The Leading Edge

Brown: His Enterprising Leadership Incubator sends student teams into local community

Brown: His Enterprising Leadership Incubator sends student teams into local community. Photo: Les Todd

 

The Hart Leadership Program at Duke is "one of the best-known leadership programs in the country," according to The Chronicle of Higher Education. Launched in 1986 through a seed gift from the Milledge A. Hart III Family Endowment, the program has gained the attention of other national organizations, as well. It will be showcased in a new book, Can Leadership be Taught?, to be published next year by Harvard Business School Press and the Center for Public Leadership at Harvard.

The Carnegie Foundation for the Advancement of Teaching selected the Hart program to participate in its three-year Political Engagement Project, which documents and disseminates the most successful educational models for promoting political engagement among young people.

And the U.S. Department of Education is helping to fund "Scholarship with a Civic Mission," a three-stage national model for promoting intellectual, ethical, and civic engagement through service learning. The initiative was designed by the Hart Leadership Program and the Kenan Institute for Ethics.

More than 6,000 students have participated in the Hart Leadership Program's academic courses and service-learning experiences off campus.

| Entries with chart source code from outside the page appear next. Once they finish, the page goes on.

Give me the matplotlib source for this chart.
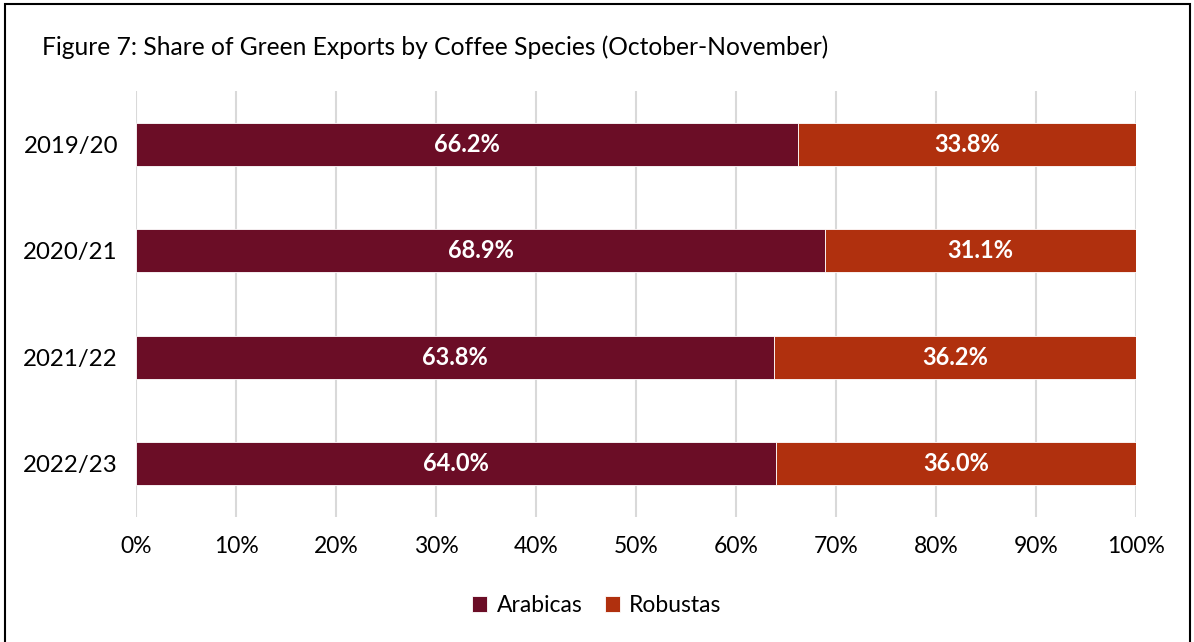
import matplotlib.pyplot as plt
from matplotlib.patches import Rectangle

# share of green exports, October-November
seasons = ["2019/20", "2020/21", "2021/22", "2022/23"]
arabicas = [66.2, 68.9, 63.8, 64.0]
robustas = [33.8, 31.1, 36.2, 36.0]
xticks = [0, 10, 20, 30, 40, 50, 60, 70, 80, 90, 100]

ARABICA_COLOR = "#6B0D26"
ROBUSTA_COLOR = "#B0300E"

plt.rcParams['font.family'] = ['Lato', 'DejaVu Sans']

fig = plt.figure(figsize=(11.94, 6.42), dpi=100)
ax = fig.add_axes([0.1139, 0.1947, 0.8375, 0.6636])

y = list(range(len(seasons)))
ax.barh(y, arabicas, height=0.4, color=ARABICA_COLOR, label="Arabicas",
        edgecolor="white", linewidth=0.6)
ax.barh(y, robustas, left=arabicas, height=0.4, color=ROBUSTA_COLOR,
        label="Robustas", edgecolor="white", linewidth=0.6)

# value labels in the middle of each segment
for i in y:
    ax.text(arabicas[i] / 2, i, f"{arabicas[i]:.1f}%", ha="center", va="center",
            color="white", fontsize=17, fontweight="bold")
    ax.text(arabicas[i] + robustas[i] / 2, i, f"{robustas[i]:.1f}%", ha="center",
            va="center", color="white", fontsize=17, fontweight="bold")

ax.set_xlim(0, 100)
ax.set_ylim(len(seasons) - 0.5, -0.5)
ax.set_xticks(xticks)
ax.set_xticklabels([f"{t}%" for t in xticks], fontsize=16.5)
ax.set_yticks(y)
ax.set_yticklabels(seasons, fontsize=17.3)
ax.tick_params(length=0, pad=14)
ax.tick_params(axis="y", pad=13)
ax.grid(axis="x", color="#D9D9D9", linewidth=1.5)
ax.set_axisbelow(True)
for s in ax.spines.values():
    s.set_visible(False)

fig.text(0.035, 0.927, "Figure 7: Share of Green Exports by Coffee Species (October-November)",
         fontsize=17.7, va="center", ha="left")

fig.legend(*ax.get_legend_handles_labels(), loc="center", bbox_to_anchor=(0.5, 0.057),
           ncol=2, frameon=False, fontsize=16.5, handlelength=0.65, handleheight=0.65,
           handletextpad=0.4, columnspacing=1.0)

# outer frame
fig.patches.append(Rectangle((0.004, -0.05), 0.993, 1.044, transform=fig.transFigure,
                             fill=False, edgecolor="black", linewidth=1.5))

fig.savefig("out.png", dpi=100)
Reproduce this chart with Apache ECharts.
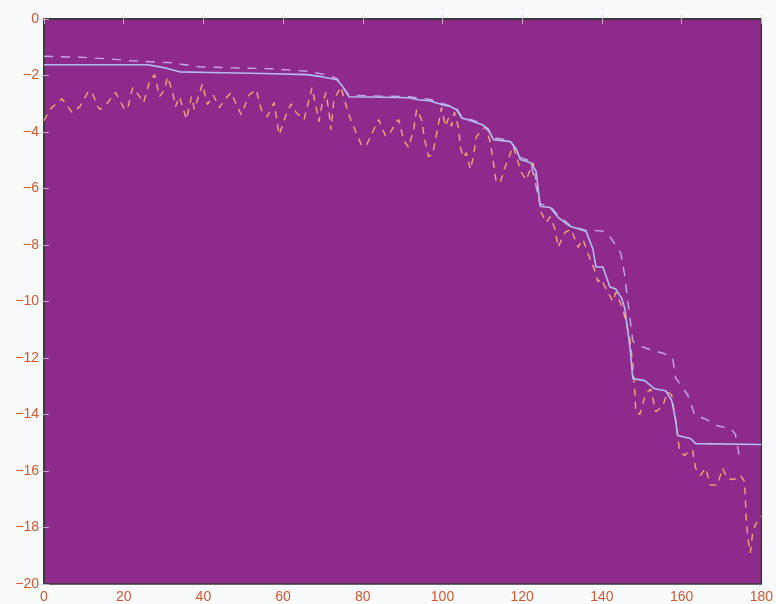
<!DOCTYPE html>
<html>
<head>
<meta charset="utf-8">
<script src="https://cdn.jsdelivr.net/npm/echarts@6/dist/echarts.min.js"></script>
<style>
  html, body { margin: 0; padding: 0; background: #f8fafc; }
  #chart { width: 776px; height: 604px; }
</style>
</head>
<body>
<div id="chart"></div>
<script>
// ---- data (x, value) ----
const xTicks = [0, 20, 40, 60, 80, 100, 120, 140, 160, 180];
const yTicks = [0, -2, -4, -6, -8, -10, -12, -14, -16, -18, -20];

const solidLine = [
  [0,-1.62],[26,-1.62],[30,-1.72],[34,-1.87],[45,-1.9],[55,-1.93],[66,-1.97],[70,-2.05],
  [73.5,-2.15],[75,-2.4],[76.5,-2.75],[85,-2.77],[91.5,-2.79],[94,-2.86],[97,-2.9],
  [99.75,-3.03],[102,-3.1],[103.5,-3.21],[104.8,-3.5],[106,-3.55],[110,-3.74],[111.5,-3.9],
  [112.75,-4.27],[117,-4.34],[118.5,-4.6],[119.5,-4.97],[122,-5.08],[123.5,-5.4],
  [124.5,-6.63],[127,-6.67],[129,-7.02],[132,-7.34],[136,-7.51],[137.75,-8.15],
  [138.5,-8.78],[140.25,-8.78],[142,-9.49],[143.5,-9.56],[145,-9.9],[145.75,-10.26],
  [147,-11.57],[147.75,-12.73],[150.75,-12.8],[153.25,-13.09],[156,-13.16],[157.5,-13.5],
  [158.5,-14.2],[159,-14.74],[162.25,-14.85],[163.5,-15.03],[180,-15.06]
];

const upperDashed = [
  [0,-1.32],[10,-1.36],[16,-1.41],[22,-1.48],[32,-1.55],[39,-1.69],[47,-1.73],[57,-1.76],
  [66,-1.85],[70,-1.95],[73.5,-2.1],[75,-2.4],[76.5,-2.7],[91.5,-2.75],[97,-2.85],
  [99.75,-2.98],[103.5,-3.15],[104.8,-3.45],[110,-3.7],[112.75,-4.2],[117,-4.3],
  [119.5,-4.9],[122,-5.03],[124.5,-6.55],[127,-6.62],[129,-6.95],[132,-7.3],[136,-7.48],
  [140,-7.5],[142,-7.7],[144.75,-8.3],[145.75,-9.1],[146.5,-10.0],[147.75,-11.4],
  [149,-11.55],[152,-11.7],[155.75,-11.85],[157.75,-12.0],[158.5,-12.7],[161.5,-13.3],
  [163.25,-14.0],[165.75,-14.15],[169,-14.4],[172.25,-14.5],[173.5,-14.7],[174.75,-15.7]
];

const orangeDashed = [
  [0,-3.6],[1.5,-3.2],[3.5,-2.93],[4.5,-2.82],[6.5,-3.2],[7,-3.3],[9,-3.1],[11,-2.6],
  [12,-2.57],[13.5,-3.1],[14,-3.2],[16,-2.96],[18,-2.6],[18.5,-2.75],[20.25,-3.2],
  [21,-3.17],[22.25,-2.43],[23.25,-2.6],[25,-2.96],[26.5,-2.2],[27.75,-1.97],[29,-2.75],
  [30.25,-2.5],[31,-2.05],[32.25,-2.57],[33,-3.1],[34,-2.75],[35.75,-3.56],[37,-2.75],
  [37.75,-3.2],[39.75,-2.3],[41,-3.03],[42.5,-2.7],[44,-3.14],[45.75,-2.79],[47,-2.6],
  [48.25,-3.03],[49.5,-3.39],[51.5,-2.68],[53.25,-2.5],[54.5,-3.2],[56,-3.46],
  [57.75,-2.96],[59,-4.1],[60.75,-3.39],[62,-3.0],[63.25,-3.31],[65.25,-3.56],
  [66.5,-2.86],[67.25,-2.43],[68.25,-3.1],[69,-3.63],[69.75,-3.03],[70.75,-2.61],
  [71.5,-3.28],[72,-3.92],[72.75,-2.86],[74.5,-2.4],[75.25,-2.79],[76.5,-3.39],
  [78.25,-4.0],[79.75,-4.5],[81,-4.44],[82.75,-3.92],[84,-3.56],[85.75,-4.16],[87,-4.0],
  [88.25,-3.67],[89,-3.56],[90.25,-4.3],[91.5,-4.55],[92.75,-3.92],[93.5,-3.2],
  [94.75,-3.56],[95.5,-4.27],[96.5,-4.87],[97.5,-4.8],[98.25,-4.27],[99.75,-3.14],
  [100.75,-3.8],[101.5,-3.5],[102.25,-3.8],[103,-3.3],[104,-3.84],[104.5,-4.55],
  [105.25,-4.9],[106,-4.73],[107,-5.33],[107.75,-4.87],[108.5,-4.16],[110.75,-3.8],
  [112,-4.37],[112.75,-5.08],[113.5,-5.78],[114.5,-5.78],[115.75,-5.22],[117.75,-4.5],
  [119.75,-5.43],[121,-5.7],[122,-5.33],[122.75,-5.08],[124.75,-6.84],[126,-7.2],
  [127,-7.0],[128.25,-7.44],[129,-8.08],[130.75,-7.55],[132.25,-7.44],[134,-8.08],
  [135.25,-7.8],[136.5,-8.3],[138.25,-8.92],[139,-9.3],[139.75,-9.2],[141.5,-9.67],
  [142.75,-10.0],[143.5,-9.67],[145.25,-10.26],[147,-11.3],[147.75,-12.2],[148.25,-13.2],
  [148.5,-13.9],[149.5,-14.0],[151,-13.26],[152.25,-13.1],[153.5,-13.9],[155.25,-13.7],
  [156.5,-13.2],[157.5,-13.3],[158.5,-14.2],[159.5,-15.3],[160.75,-15.45],[162,-15.27],
  [162.75,-15.27],[163.5,-15.9],[164.75,-16.15],[166,-15.9],[167.25,-16.5],[169,-16.5],
  [170.25,-15.9],[171.5,-16.26],[172.75,-16.3],[174,-16.26],[174.75,-16.15],
  [175.75,-16.37],[176,-17.0],[176.25,-17.8],[176.75,-18.5],[177.25,-18.9],
  [177.75,-18.27],[178.5,-17.9],[180,-17.6]
];

// ---- chart ----
const labelColor = '#d4572e';
const tickColor = 'rgba(225,205,230,0.75)';
const frameColor = '#3a3a3a';
const fmt = v => String(v).replace('-', '\u2212');

const chart = echarts.init(document.getElementById('chart'), null, { renderer: 'canvas' });

const baseX = {
  type: 'value', min: xTicks[0], max: xTicks[xTicks.length - 1], interval: 20,
  splitLine: { show: false },
  axisLine: { show: true, lineStyle: { color: frameColor, width: 1.5 } },
  axisTick: { show: true, inside: true, length: 5, lineStyle: { color: tickColor, width: 1 } }
};
const baseY = {
  type: 'value', min: yTicks[yTicks.length - 1], max: yTicks[0], interval: 2,
  splitLine: { show: false },
  axisLine: { show: true, lineStyle: { color: frameColor, width: 1.5 } },
  axisTick: { show: true, inside: true, length: 5, lineStyle: { color: tickColor, width: 1 } }
};

chart.setOption({
  animation: false,
  backgroundColor: '#f8fafc',
  grid: {
    left: 44, right: 13, top: 19, bottom: 18,
    show: true, backgroundColor: '#8e2a8c', borderColor: frameColor, borderWidth: 1.5
  },
  xAxis: [
    Object.assign({}, baseX, {
      position: 'bottom',
      axisLabel: { color: labelColor, fontSize: 14, fontFamily: 'Liberation Sans, Arial, sans-serif', margin: 6, formatter: fmt, showMinLabel: true, showMaxLabel: true }
    }),
    Object.assign({}, baseX, { position: 'top', axisLabel: { show: false } })
  ],
  yAxis: [
    Object.assign({}, baseY, {
      position: 'left',
      axisLabel: { color: labelColor, fontSize: 14, fontFamily: 'Liberation Sans, Arial, sans-serif', margin: 5, formatter: fmt, showMinLabel: true, showMaxLabel: true }
    }),
    Object.assign({}, baseY, { position: 'right', axisLabel: { show: false } })
  ],
  series: [
    {
      type: 'line', data: orangeDashed, symbol: 'none', z: 2,
      lineStyle: { color: '#f2a874', width: 1.4, type: [7, 6] }
    },
    {
      type: 'line', data: upperDashed, symbol: 'none', z: 3,
      lineStyle: { color: '#c7a6e6', width: 1.4, type: [9, 8] }
    },
    {
      type: 'line', data: solidLine, symbol: 'none', z: 4,
      lineStyle: { color: '#b3bdf0', width: 1.6 }
    }
  ]
});
</script>
</body>
</html>
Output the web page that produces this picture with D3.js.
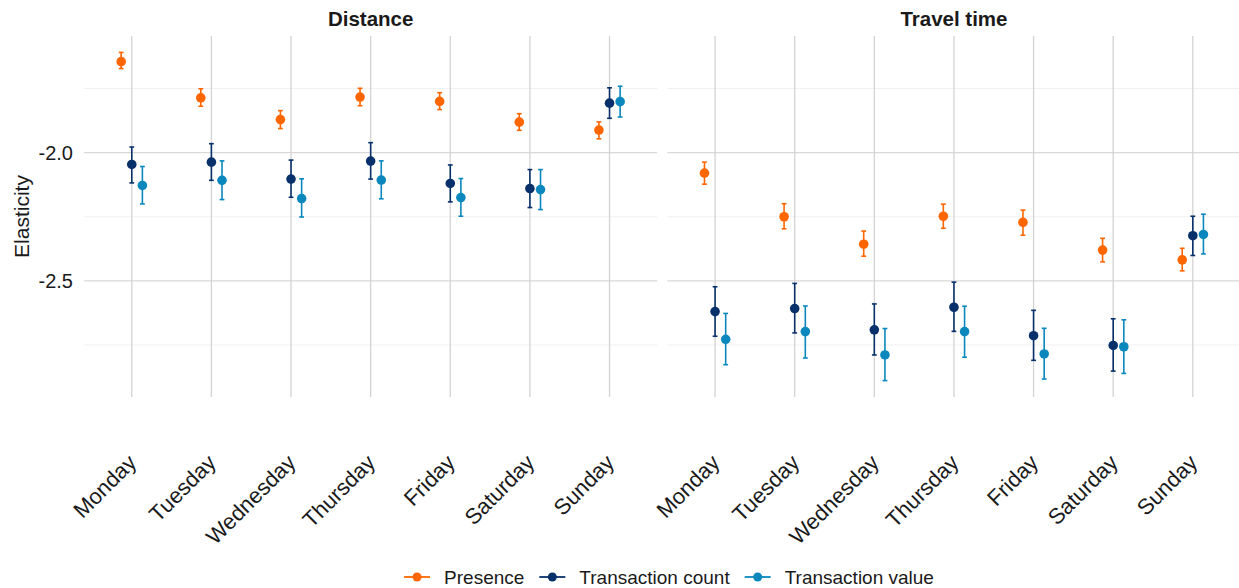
<!DOCTYPE html>
<html>
<head>
<meta charset="utf-8">
<script src="https://cdn.jsdelivr.net/npm/d3@7"></script>
<style>
  body { margin: 0; background: #fff; }
  text { font-family: "Liberation Sans", Arial, sans-serif; fill: #1a1a1a; }
</style>
</head>
<body>
<div id="chart"></div>
<script>
// Categories
const days = ["Monday", "Tuesday", "Wednesday", "Thursday", "Friday", "Saturday", "Sunday"];
const facets = ["Distance", "Travel time"];
const seriesNames = ["Presence", "Transaction count", "Transaction value"];
const seriesColors = ["#ff6600", "#08306b", "#0a88bd"];

// Distance: estimates and confidence bounds
const distPresence     = [-1.645, -1.786, -1.871, -1.783, -1.800, -1.881, -1.912];
const distPresenceLow  = [-1.672, -1.819, -1.906, -1.817, -1.832, -1.913, -1.946];
const distPresenceHigh = [-1.609, -1.751, -1.836, -1.749, -1.766, -1.848, -1.880];
const distCount        = [-2.046, -2.037, -2.103, -2.033, -2.120, -2.140, -1.807];
const distCountLow     = [-2.118, -2.108, -2.174, -2.103, -2.192, -2.214, -1.866];
const distCountHigh    = [-1.978, -1.965, -2.029, -1.961, -2.048, -2.066, -1.747];
const distValue        = [-2.128, -2.108, -2.179, -2.107, -2.175, -2.144, -1.801];
const distValueLow     = [-2.200, -2.183, -2.251, -2.180, -2.248, -2.222, -1.861];
const distValueHigh    = [-2.054, -2.032, -2.102, -2.032, -2.101, -2.066, -1.741];

// Travel time: estimates and confidence bounds
const timePresence     = [-2.080, -2.250, -2.357, -2.248, -2.272, -2.380, -2.418];
const timePresenceLow  = [-2.123, -2.297, -2.404, -2.295, -2.322, -2.426, -2.461];
const timePresenceHigh = [-2.037, -2.199, -2.306, -2.201, -2.224, -2.334, -2.373];
const timeCount        = [-2.620, -2.608, -2.691, -2.603, -2.714, -2.752, -2.324];
const timeCountLow     = [-2.716, -2.703, -2.789, -2.697, -2.810, -2.852, -2.401];
const timeCountHigh    = [-2.523, -2.510, -2.590, -2.505, -2.615, -2.648, -2.248];
const timeValue        = [-2.728, -2.698, -2.789, -2.698, -2.785, -2.757, -2.319];
const timeValueLow     = [-2.827, -2.801, -2.889, -2.798, -2.883, -2.861, -2.395];
const timeValueHigh    = [-2.627, -2.598, -2.686, -2.599, -2.685, -2.652, -2.240];

const majorTicks = [-2.0, -2.5];
const minorTicks = [-1.75, -2.25, -2.75];

// build long table
const table = [];
const sources = [
  [[distPresence, distPresenceLow, distPresenceHigh], [distCount, distCountLow, distCountHigh], [distValue, distValueLow, distValueHigh]],
  [[timePresence, timePresenceLow, timePresenceHigh], [timeCount, timeCountLow, timeCountHigh], [timeValue, timeValueLow, timeValueHigh]]
];
facets.forEach((f, fi) => {
  seriesNames.forEach((s, si) => {
    const [est, lo, hi] = sources[fi][si];
    days.forEach((d, di) => {
      table.push({facet: f, series: s, si: si, day: d, est: est[di], lo: lo[di], hi: hi[di]});
    });
  });
});

const W = 1239, H = 588;
const panelTop = 36, panelBottom = 397;
const panels = [{x0: 84, x1: 657.3}, {x0: 667.3, x1: 1240.6}];

const svg = d3.select("#chart").append("svg")
    .attr("width", W)
    .attr("height", H);

// shared y scale with 5% expansion like ggplot
const lo = d3.min(table, d => d.lo), hi = d3.max(table, d => d.hi);
const pad = (hi - lo) * 0.05;
const y = d3.scaleLinear().domain([lo - pad, hi + pad]).range([panelBottom, panelTop]);

const dodge = d3.scaleLinear().domain([0, 2]).range([-0.1333, 0.1333]);

facets.forEach((f, fi) => {
  const p = panels[fi];
  const x = d3.scalePoint().domain(days).range([p.x0, p.x1]).padding(0.6);
  const step = x.step();
  const g = svg.append("g");

  // grid
  g.selectAll(".minor").data(minorTicks).enter().append("line")
      .attr("x1", p.x0).attr("x2", p.x1)
      .attr("y1", d => y(d)).attr("y2", d => y(d))
      .attr("stroke", "#f1f1f1").attr("stroke-width", 1);
  g.selectAll(".major").data(majorTicks).enter().append("line")
      .attr("x1", p.x0).attr("x2", p.x1)
      .attr("y1", d => y(d)).attr("y2", d => y(d))
      .attr("stroke", "#d9d9d9").attr("stroke-width", 1.3);
  g.selectAll(".vgrid").data(days).enter().append("line")
      .attr("x1", d => x(d)).attr("x2", d => x(d))
      .attr("y1", panelTop).attr("y2", panelBottom)
      .attr("stroke", "#d3d3d3").attr("stroke-width", 1.3);

  // strip title
  svg.append("text")
      .attr("x", (p.x0 + p.x1) / 2).attr("y", 26)
      .attr("text-anchor", "middle")
      .style("font-size", "20.5px").style("font-weight", "bold")
      .text(f);

  // x tick labels
  g.selectAll(".xlab").data(days).enter().append("text")
      .attr("text-anchor", "end")
      .attr("transform", d => `translate(${x(d) + 6},${464}) rotate(-45)`)
      .style("font-size", "22px")
      .text(d => d);

  const rows = table.filter(d => d.facet === f);
  const cx = d => x(d.day) + dodge(d.si) * step;
  const cap = 2.4;

  // error bars
  const eb = g.selectAll(".eb").data(rows).enter().append("g")
      .attr("stroke", d => seriesColors[d.si]).attr("stroke-width", 1.6);
  eb.append("line").attr("x1", cx).attr("x2", cx).attr("y1", d => y(d.lo)).attr("y2", d => y(d.hi));
  eb.append("line").attr("x1", d => cx(d) - cap).attr("x2", d => cx(d) + cap).attr("y1", d => y(d.lo)).attr("y2", d => y(d.lo));
  eb.append("line").attr("x1", d => cx(d) - cap).attr("x2", d => cx(d) + cap).attr("y1", d => y(d.hi)).attr("y2", d => y(d.hi));

  // points
  g.selectAll(".pt").data(rows).enter().append("circle")
      .attr("cx", cx).attr("cy", d => y(d.est)).attr("r", 4.8)
      .attr("fill", d => seriesColors[d.si]);
});

// y tick labels
svg.selectAll(".ylab").data(majorTicks).enter().append("text")
    .attr("x", 73).attr("y", d => y(d)).attr("dy", "0.36em")
    .attr("text-anchor", "end")
    .style("font-size", "20px")
    .text(d => d3.format(".1f")(d).replace("−", "-"));

// y title
svg.append("text")
    .attr("transform", `translate(29,${(panelTop + panelBottom) / 2}) rotate(-90)`)
    .attr("text-anchor", "middle")
    .style("font-size", "21px")
    .text("Elasticity");

// legend
const legend = svg.append("g");
let lx = 0;
seriesNames.forEach((s, i) => {
  const item = legend.append("g").attr("transform", `translate(${lx},0)`);
  item.append("line").attr("x1", 0).attr("x2", 26).attr("y1", 0).attr("y2", 0)
      .attr("stroke", seriesColors[i]).attr("stroke-width", 1.8);
  item.append("circle").attr("cx", 13).attr("cy", 0).attr("r", 4.5).attr("fill", seriesColors[i]);
  const t = item.append("text").attr("x", 40).attr("dy", "0.36em")
      .style("font-size", "19px").text(s);
  lx += 40 + t.node().getComputedTextLength() + 15;
});
lx -= 15;
legend.attr("transform", `translate(${669 - lx / 2},577)`);
</script>
</body>
</html>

The Hart Program has four components:

SOL (Service Opportunities in Leadership): an intensive twelve-month program incorporating classroom study, challenging field placements around the world, and a final policy research and reflection project. Recent research projects include micro-enterprise initiatives in South Africa and child-care and education models for low-income families.

ELI (Enterprising Leadership Incubator): Open to all undergraduates, the course requires students to develop a venture idea for a community-based project that they may implement on campus, in a summer internship, or as a community-volunteer activity. Spring-semester projects included a mentoring program for black males at a local high school, a Duke student-employee child-care initiative, and a new organization dedicated to mental-health education and awareness.

LANY (Leadership and the Arts in New York): Students take four courses over a semester in New York focusing on arts and public policy, ethics, the challenges of publicly funded arts organizations, leadership models in the arts, and the role of philanthropy, while also exploring galleries and attending concerts, plays, dance performances, and the opera. Last semester, for example, students saw a dozen operas and thirty-seven plays, including King Lear, The Producers, and Mourning Becomes Electra; met with professionals such as playwright Julia Cho (The Architecture of Loss); and attended several dance world premieres.

HFP (Hart Fellows Program): Recent Duke graduates are paired with experienced mentors in organizations around the globe to provide services, conduct research, and help build capacity in the hosting organization. Recent Hart Fellows have researched barriers to health care in rural India, assessed the HIV/AIDS epidemic in Cambodian communities, and explored male perceptions of men's roles in Tanzanian families and society.